Records from a data source
• • • • •

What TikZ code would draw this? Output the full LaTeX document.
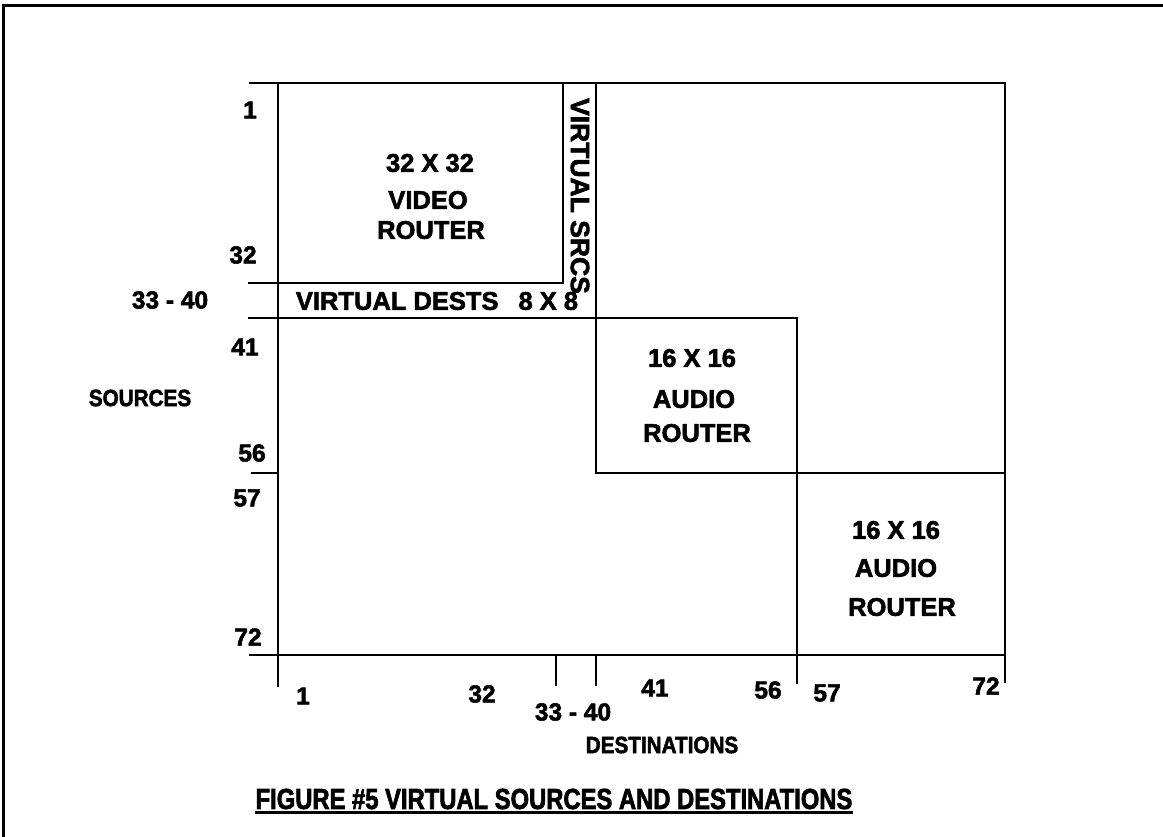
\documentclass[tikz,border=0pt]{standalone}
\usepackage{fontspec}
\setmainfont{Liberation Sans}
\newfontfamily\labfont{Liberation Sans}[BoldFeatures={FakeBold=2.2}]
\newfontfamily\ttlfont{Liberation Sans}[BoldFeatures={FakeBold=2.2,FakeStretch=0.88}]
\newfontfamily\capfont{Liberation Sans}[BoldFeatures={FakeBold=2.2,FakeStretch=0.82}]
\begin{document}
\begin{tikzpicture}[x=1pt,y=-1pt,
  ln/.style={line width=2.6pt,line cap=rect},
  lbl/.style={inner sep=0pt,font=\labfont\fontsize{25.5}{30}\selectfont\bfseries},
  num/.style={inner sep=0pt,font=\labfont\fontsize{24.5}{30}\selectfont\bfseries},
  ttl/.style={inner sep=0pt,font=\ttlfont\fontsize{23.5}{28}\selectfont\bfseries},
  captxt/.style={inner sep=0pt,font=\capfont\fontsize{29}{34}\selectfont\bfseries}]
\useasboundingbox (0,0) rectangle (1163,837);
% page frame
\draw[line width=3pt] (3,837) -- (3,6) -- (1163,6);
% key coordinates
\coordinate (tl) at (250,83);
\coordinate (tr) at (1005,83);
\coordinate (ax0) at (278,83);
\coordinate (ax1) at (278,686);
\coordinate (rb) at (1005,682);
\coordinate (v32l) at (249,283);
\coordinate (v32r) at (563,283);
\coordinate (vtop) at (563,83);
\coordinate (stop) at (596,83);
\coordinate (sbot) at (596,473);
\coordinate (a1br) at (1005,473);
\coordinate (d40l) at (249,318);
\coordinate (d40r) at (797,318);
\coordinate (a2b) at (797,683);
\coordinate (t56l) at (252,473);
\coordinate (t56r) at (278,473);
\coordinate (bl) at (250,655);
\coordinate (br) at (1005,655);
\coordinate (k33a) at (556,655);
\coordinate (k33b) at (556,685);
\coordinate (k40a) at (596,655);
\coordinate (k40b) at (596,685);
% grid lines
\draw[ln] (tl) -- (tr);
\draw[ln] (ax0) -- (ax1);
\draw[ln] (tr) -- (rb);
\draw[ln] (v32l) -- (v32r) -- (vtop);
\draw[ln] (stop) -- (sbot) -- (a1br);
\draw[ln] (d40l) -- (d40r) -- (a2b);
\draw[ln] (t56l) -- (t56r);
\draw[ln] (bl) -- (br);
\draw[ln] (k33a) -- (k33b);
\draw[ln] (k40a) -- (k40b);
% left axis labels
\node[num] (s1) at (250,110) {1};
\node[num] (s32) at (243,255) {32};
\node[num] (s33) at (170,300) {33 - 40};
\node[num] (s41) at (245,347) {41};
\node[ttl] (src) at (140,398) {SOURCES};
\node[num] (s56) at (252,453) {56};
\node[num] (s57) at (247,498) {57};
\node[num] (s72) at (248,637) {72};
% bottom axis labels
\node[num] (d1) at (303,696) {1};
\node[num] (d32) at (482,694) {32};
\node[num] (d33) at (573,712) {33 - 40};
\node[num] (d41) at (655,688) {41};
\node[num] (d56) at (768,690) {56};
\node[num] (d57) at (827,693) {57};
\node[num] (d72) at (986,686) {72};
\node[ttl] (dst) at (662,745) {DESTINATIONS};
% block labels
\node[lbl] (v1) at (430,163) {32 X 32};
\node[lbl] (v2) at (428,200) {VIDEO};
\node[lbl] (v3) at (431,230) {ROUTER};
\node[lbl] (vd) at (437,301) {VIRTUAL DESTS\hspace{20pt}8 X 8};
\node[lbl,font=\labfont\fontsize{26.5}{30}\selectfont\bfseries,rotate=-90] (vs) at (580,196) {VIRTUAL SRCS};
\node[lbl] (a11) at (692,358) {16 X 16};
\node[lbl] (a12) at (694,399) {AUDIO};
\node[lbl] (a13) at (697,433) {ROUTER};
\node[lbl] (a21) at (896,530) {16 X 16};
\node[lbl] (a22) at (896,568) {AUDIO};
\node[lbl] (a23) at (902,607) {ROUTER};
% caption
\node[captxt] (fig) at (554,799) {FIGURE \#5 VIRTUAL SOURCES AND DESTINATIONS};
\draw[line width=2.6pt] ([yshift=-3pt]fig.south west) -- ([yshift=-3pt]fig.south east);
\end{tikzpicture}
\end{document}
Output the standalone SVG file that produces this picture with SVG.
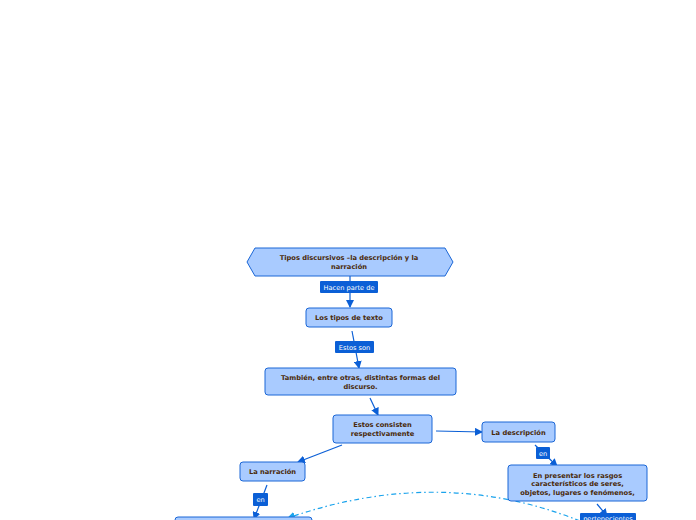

• • • • •

— Task —
Transcribe the entries above verbatim, omitting their pictures.

— Answer to the problem —
What TikZ code would draw this? Output the full LaTeX document.
\documentclass[tikz,border=0pt]{standalone}
\usepackage{fontspec}
\setmainfont{Liberation Sans}
\newfontfamily\labfont{Liberation Sans}[BoldFeatures={FakeBold=2.2}]
\newfontfamily\ttlfont{Liberation Sans}[BoldFeatures={FakeBold=2.2,FakeStretch=0.88}]
\newfontfamily\capfont{Liberation Sans}[BoldFeatures={FakeBold=2.2,FakeStretch=0.82}]
\begin{document}
\begin{tikzpicture}[x=1pt,y=-1pt,
  ln/.style={line width=2.6pt,line cap=rect},
  lbl/.style={inner sep=0pt,font=\labfont\fontsize{25.5}{30}\selectfont\bfseries},
  num/.style={inner sep=0pt,font=\labfont\fontsize{24.5}{30}\selectfont\bfseries},
  ttl/.style={inner sep=0pt,font=\ttlfont\fontsize{23.5}{28}\selectfont\bfseries},
  captxt/.style={inner sep=0pt,font=\capfont\fontsize{29}{34}\selectfont\bfseries}]
\useasboundingbox (0,0) rectangle (1163,837);
% page frame
\draw[line width=3pt] (3,837) -- (3,6) -- (1163,6);
% key coordinates
\coordinate (tl) at (250,83);
\coordinate (tr) at (1005,83);
\coordinate (ax0) at (278,83);
\coordinate (ax1) at (278,686);
\coordinate (rb) at (1005,682);
\coordinate (v32l) at (249,283);
\coordinate (v32r) at (563,283);
\coordinate (vtop) at (563,83);
\coordinate (stop) at (596,83);
\coordinate (sbot) at (596,473);
\coordinate (a1br) at (1005,473);
\coordinate (d40l) at (249,318);
\coordinate (d40r) at (797,318);
\coordinate (a2b) at (797,683);
\coordinate (t56l) at (252,473);
\coordinate (t56r) at (278,473);
\coordinate (bl) at (250,655);
\coordinate (br) at (1005,655);
\coordinate (k33a) at (556,655);
\coordinate (k33b) at (556,685);
\coordinate (k40a) at (596,655);
\coordinate (k40b) at (596,685);
% grid lines
\draw[ln] (tl) -- (tr);
\draw[ln] (ax0) -- (ax1);
\draw[ln] (tr) -- (rb);
\draw[ln] (v32l) -- (v32r) -- (vtop);
\draw[ln] (stop) -- (sbot) -- (a1br);
\draw[ln] (d40l) -- (d40r) -- (a2b);
\draw[ln] (t56l) -- (t56r);
\draw[ln] (bl) -- (br);
\draw[ln] (k33a) -- (k33b);
\draw[ln] (k40a) -- (k40b);
% left axis labels
\node[num] (s1) at (250,110) {1};
\node[num] (s32) at (243,255) {32};
\node[num] (s33) at (170,300) {33 - 40};
\node[num] (s41) at (245,347) {41};
\node[ttl] (src) at (140,398) {SOURCES};
\node[num] (s56) at (252,453) {56};
\node[num] (s57) at (247,498) {57};
\node[num] (s72) at (248,637) {72};
% bottom axis labels
\node[num] (d1) at (303,696) {1};
\node[num] (d32) at (482,694) {32};
\node[num] (d33) at (573,712) {33 - 40};
\node[num] (d41) at (655,688) {41};
\node[num] (d56) at (768,690) {56};
\node[num] (d57) at (827,693) {57};
\node[num] (d72) at (986,686) {72};
\node[ttl] (dst) at (662,745) {DESTINATIONS};
% block labels
\node[lbl] (v1) at (430,163) {32 X 32};
\node[lbl] (v2) at (428,200) {VIDEO};
\node[lbl] (v3) at (431,230) {ROUTER};
\node[lbl] (vd) at (437,301) {VIRTUAL DESTS\hspace{20pt}8 X 8};
\node[lbl,font=\labfont\fontsize{26.5}{30}\selectfont\bfseries,rotate=-90] (vs) at (580,196) {VIRTUAL SRCS};
\node[lbl] (a11) at (692,358) {16 X 16};
\node[lbl] (a12) at (694,399) {AUDIO};
\node[lbl] (a13) at (697,433) {ROUTER};
\node[lbl] (a21) at (896,530) {16 X 16};
\node[lbl] (a22) at (896,568) {AUDIO};
\node[lbl] (a23) at (902,607) {ROUTER};
% caption
\node[captxt] (fig) at (554,799) {FIGURE \#5 VIRTUAL SOURCES AND DESTINATIONS};
\draw[line width=2.6pt] ([yshift=-3pt]fig.south west) -- ([yshift=-3pt]fig.south east);
\end{tikzpicture}
\end{document}
Output the standalone SVG file that produces this picture with SVG.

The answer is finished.